从提出申诉到立案审查之间,没有可寻的时限约束,也是申诉过程之随意性的集中表现。这里的拖字诀,不但使申诉无法进入上一级别,而且使无数申诉者在等待和奔波中受尽煎熬。

司法机关在处理申诉案件上的这种封闭性和随意性,是根本违反刑事诉讼的参与和程序化原则的。同时,封闭性使法外干预成为可能,并由司法机关承担后果,而随意性则使得正义要么失踪,要么严重迟到,成为非正义。

其次,无论是人事关系导致平冤阻碍重重,还是累积冤案太多不敢触碰,司法机关只要还要维护公正、赢得尊崇和信任,就无法回避冤案。旷日拖延的“迟来的正义”,不但对申诉者造成严重的二次伤害,而且越来越让全社会兴味索然,不敢轻言信任、尊重司法。司法人员“冤就冤者吧,比你冤的多了去了”的冷漠,和“原判事实基本清楚、证据基本确凿,请息诉罢访”之类不审案情即张口而来的模板化回应,和其后的不作为策略,到了该终结的时候了。

尤其需要强调的是,不平则鸣是基本的人情和社会规则,冤案申诉并非“别有用心者”挑动,而是司法错误的必然后果。媒体和体制外的法律人,只是问题的发现者和疏导者,如果司法机关至今还要视而不见,对媒体报导和舆论批评耿耿于怀,对专业意见和参与疏离有加,致力于闭门造车的话,不但平冤机制难以畅通,自身立足的根基也得跟着倾斜。

再次,如果申诉方的参与,还要受制于缺乏案卷、极度不确定的时限和心不在焉的司法人员而无从救济的话,这样的申诉机制与装饰品无异。遗憾的是,现在就连阅卷这样基本的申诉前提依然困扰着无数人。至于制度性的陈述和意见被听取的权利等等,依然没有着落。无奈之下的抗议,则往往动辄得咎,且这类抗议的空间正在越来越小。

于是,制度改进与有效平冤机制的建立,是可能的吗?

情况并不乐观。一方面,尽管有许多政策宣示,但落实到可操作的制度措施的,实在少之又少。

以保障律师权益与司法人员追责两项来说,追责似乎遥遥无期,律师往往会应声倒下。另一方面,作为刑事诉讼制度的一部分,平冤机制无法脱离先它而在的侦查、审查起诉和一、二审机制而独立存在,但时至今日,司法程序依然无法免于出产冤假错案。
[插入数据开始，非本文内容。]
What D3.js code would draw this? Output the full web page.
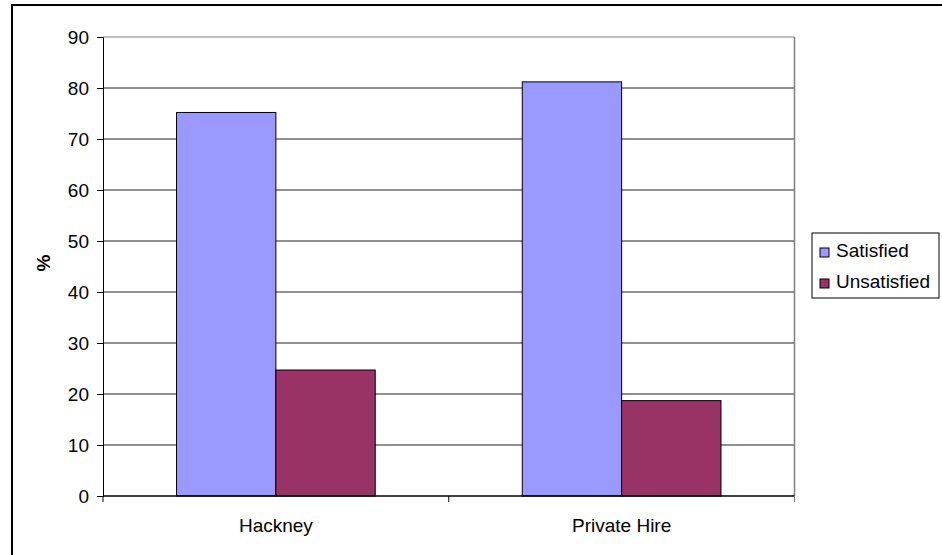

以媒体报导的张越行迹为例,此公擅用公权敛财,又好干预司法,在其抵制聂案平反的同时,更在无所顾忌地制造冤案。人们念兹在兹的制度约束,到他那里就根本不存在了。并且,我们不只有一个张越,张越现象也并未成为过去,张越们的“现管”威力,又常常大于动听的政策宣示。

在前述问题得到明确回答之前,在漫漫申冤征程中幸而“中奖”的人和他们的支持者,可能会越来越身心俱疲并心怀愤懑。聂树斌案尽管终得平反,但十年的拉锯,早已让经年申诉的聂家,对司法纠错抱有期待的法律人和公众,以及最终主持平冤的司法,都成了受害者和输家。

在马拉松和中彩票式的平冤机制终结,大规模的司法冤案成为历史,司法成为自由和公正的守护者之前,我们只能期待那些活着的聂树斌们能早日得到命运垂怜,洗刷冤屈。

“法律是公正和良知的技艺。”但就在聂树斌的冤屈终获洗刷后,其父流泪悲叹:“好好一个家,让法律给毁了!”也不知手握左右他人自由乃至生命之权柄的法律人,听到后是否有所触动。